Fake is the new real
OVER the past three months, a handful of highly influential news celebrities have left no stone unturned in support of the PTI and former prime minister Imran Khan. They have taken narratives about conspiracy and corruption to new heights. One of the most prominent of these individuals was arrested in highly choreographed fashion earlier this week. The charges against him, and others of his ilk, are certainly not to be taken lightly. Sedition is top of the list.
The ‘repression’ against these celebrities has only served to make their stars soar further; the claims of conspiracy becoming a self-fulfilling prophecy. We can cry ourselves hoarse insisting that they are not genuine journalists but hypocrites who validated injustice and oppression during the PTI’s tenure. Like it or not, however, these celebrities are now larger-than-life figures who will continue to greatly shape public opinion in our mediatised present and future.
It has been some years now that the term ‘fake news’ became common parlance around the world. Ideological claims and fantasies now regularly masquerade as objective facts, especially in highly politicised digital spaces.
My sense is that we are never likely to return to the world that existed before ‘fake’ became the new real. It is in any case worth reminding ourselves that states, reactionaries and even progressives throughout the modern age have dedicated time, energy and resources to propagating certain ideological narratives to suit their purposes. The current epoch is distinct because digitalisation has expanded the means of ideological warfare and billions of individual ‘users’ have become both consumers and producers of ideological content.
Fantasies now masquerade as facts.
The transformation of the ideological terrain — both in the realm of politics and the shaping of popular culture more generally — deserves far more attention than most on the left of the political spectrum have dedicated to it till now. Otherwise well-meaning progressives who seek to debunk ‘fake news’ by engaging in pitched battles with ideological adversaries on social media platforms can end up actually providing fodder to reactionaries.
Put differently, the political right has successfully deployed sensationalist narratives, including ‘fake news’, so as to secure its objectives. A plethora of right-wing regimes fronted by iconoclasts with huge followings on social media have acquired governmental power over the past decade. Imran Khan and PTI are our own examples.
Meanwhile, the political left’s success stories are fewer and far between. Yes, Trump got booted out in the US, and Boris Johnson is on his way out in the UK. But Bernie Sanders and Jeremy Corbyn have no chance of being voted into power. Here in Pakistan, progressives have at best been able to fend off vilification campaigns based on fake news, the most notable example being the efforts of Aurat Azadi March organisers in Islamabad after ludicrous blasphemy cases were filed against them in the wake of Women’s Day events last year. Every once in a while, Baloch and other victims of forced disappearances return after a vibrant social media campaign.

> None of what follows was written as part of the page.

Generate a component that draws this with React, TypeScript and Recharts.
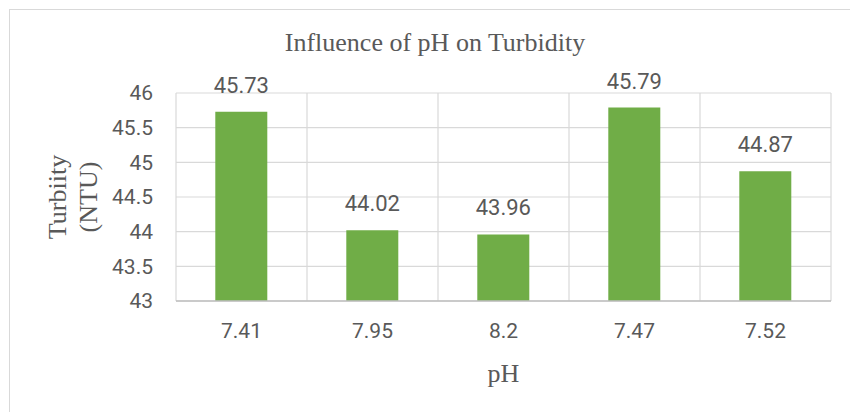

Such resistance to state, class, gendered and religious repression is necessary, but not sufficient. This should now be clearer than ever with the rapid bursting of the PDM/PPP ‘democracy’ bubble. Neither has the government which replaced PTI been able and or willing to push back against the militarisation of state and society, nor has it offered a meaningful programme of wealth redistribution to challenge IMF-led austerity and powerful landed, manufacturing and other capitalist lobbies in Pakistan.
Indeed, irrespective of what ends up happening to these influential news celebrities mentioned earlier, the continuing popularity of their narratives — and PTI more generally — makes clear that the objective conditions for the political right to continue profiting from fake news in general, and social media mobilisation in particular, remain as ripe as ever.
Progressives must certainly continue to deploy social media to further their causes. But the truth is that there is no united left in this country that can puncture the hegemonic mainstream in which the establishment runs a merry-go-round and politicians indebted to big lobbies alternate turns in government.
Such a leftist alternative cannot be forged on social media, not least of all because progressives active in digital spaces tend to spar with one another as much as reactionaries. Contrast our current plight to Latin America, where both rural and urban working masses have made common cause with indigenous rights movements, struggles against gender oppression and anti-imperialist leftists around both issues of redistribution and recognition. Organising on the ground has then been scaled up through digital spaces. This is what we need here if we want to challenge bogus celebrities, fake news and avoid a dramatic race to the bottom.
The writer teaches at Quaid-i-Azam University, Islamabad.